• **What is expected**: Gather each line of the entries below that includes "this".

• **Records supplied**:
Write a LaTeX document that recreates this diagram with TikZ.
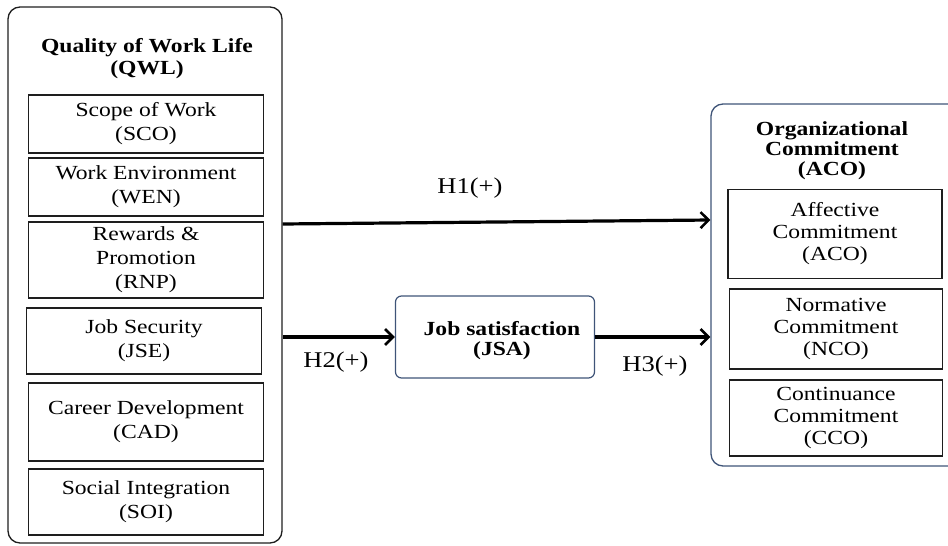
--
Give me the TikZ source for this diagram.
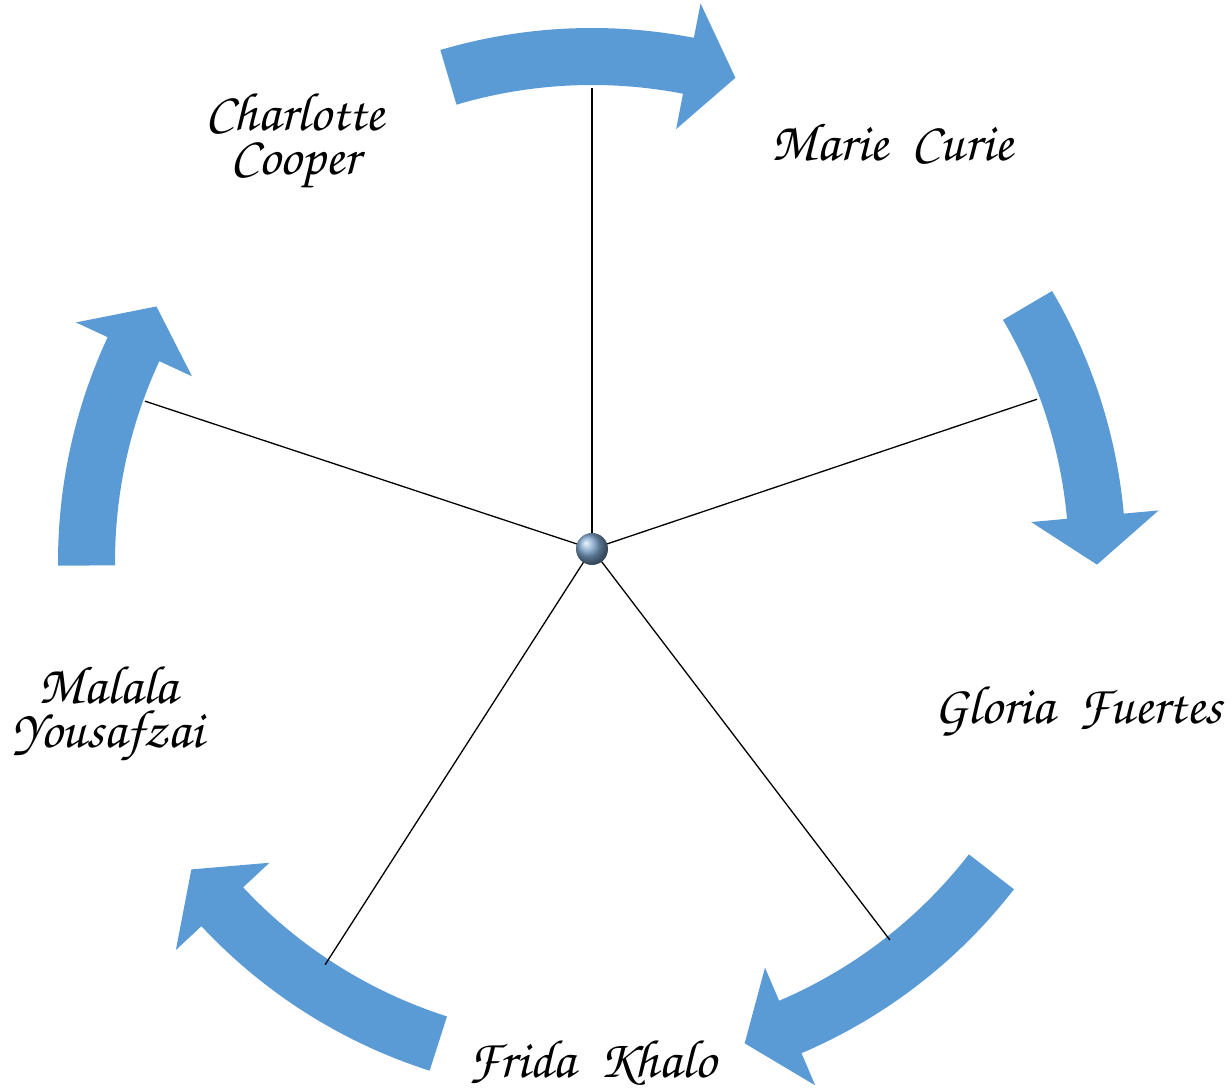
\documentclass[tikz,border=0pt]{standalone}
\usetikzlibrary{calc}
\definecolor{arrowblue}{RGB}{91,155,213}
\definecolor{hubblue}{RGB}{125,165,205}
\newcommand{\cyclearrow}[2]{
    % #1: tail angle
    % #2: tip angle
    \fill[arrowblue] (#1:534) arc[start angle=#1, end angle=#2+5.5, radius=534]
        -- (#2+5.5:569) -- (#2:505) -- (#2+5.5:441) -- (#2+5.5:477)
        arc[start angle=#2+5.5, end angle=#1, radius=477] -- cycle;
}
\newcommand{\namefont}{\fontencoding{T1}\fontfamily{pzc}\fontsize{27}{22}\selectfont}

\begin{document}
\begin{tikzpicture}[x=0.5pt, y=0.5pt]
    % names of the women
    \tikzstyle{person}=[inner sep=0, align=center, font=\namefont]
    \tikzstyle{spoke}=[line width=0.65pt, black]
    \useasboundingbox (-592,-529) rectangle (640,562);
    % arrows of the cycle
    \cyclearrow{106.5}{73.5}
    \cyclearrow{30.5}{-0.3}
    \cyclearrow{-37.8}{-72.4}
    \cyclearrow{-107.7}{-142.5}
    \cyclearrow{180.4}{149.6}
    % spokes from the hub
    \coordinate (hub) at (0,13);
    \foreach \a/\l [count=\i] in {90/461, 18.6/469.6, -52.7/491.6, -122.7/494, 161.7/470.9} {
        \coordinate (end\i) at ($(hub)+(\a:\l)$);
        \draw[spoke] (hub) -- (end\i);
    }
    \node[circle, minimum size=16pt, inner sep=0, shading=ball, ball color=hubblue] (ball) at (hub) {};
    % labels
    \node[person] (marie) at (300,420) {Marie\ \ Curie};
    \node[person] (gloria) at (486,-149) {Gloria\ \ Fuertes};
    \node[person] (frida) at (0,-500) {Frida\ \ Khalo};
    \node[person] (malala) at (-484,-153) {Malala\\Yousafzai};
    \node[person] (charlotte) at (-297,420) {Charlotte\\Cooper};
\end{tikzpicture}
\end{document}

• **Exercise result**:
Write a LaTeX document that recreates this diagram with TikZ.
Give me the TikZ source for this diagram.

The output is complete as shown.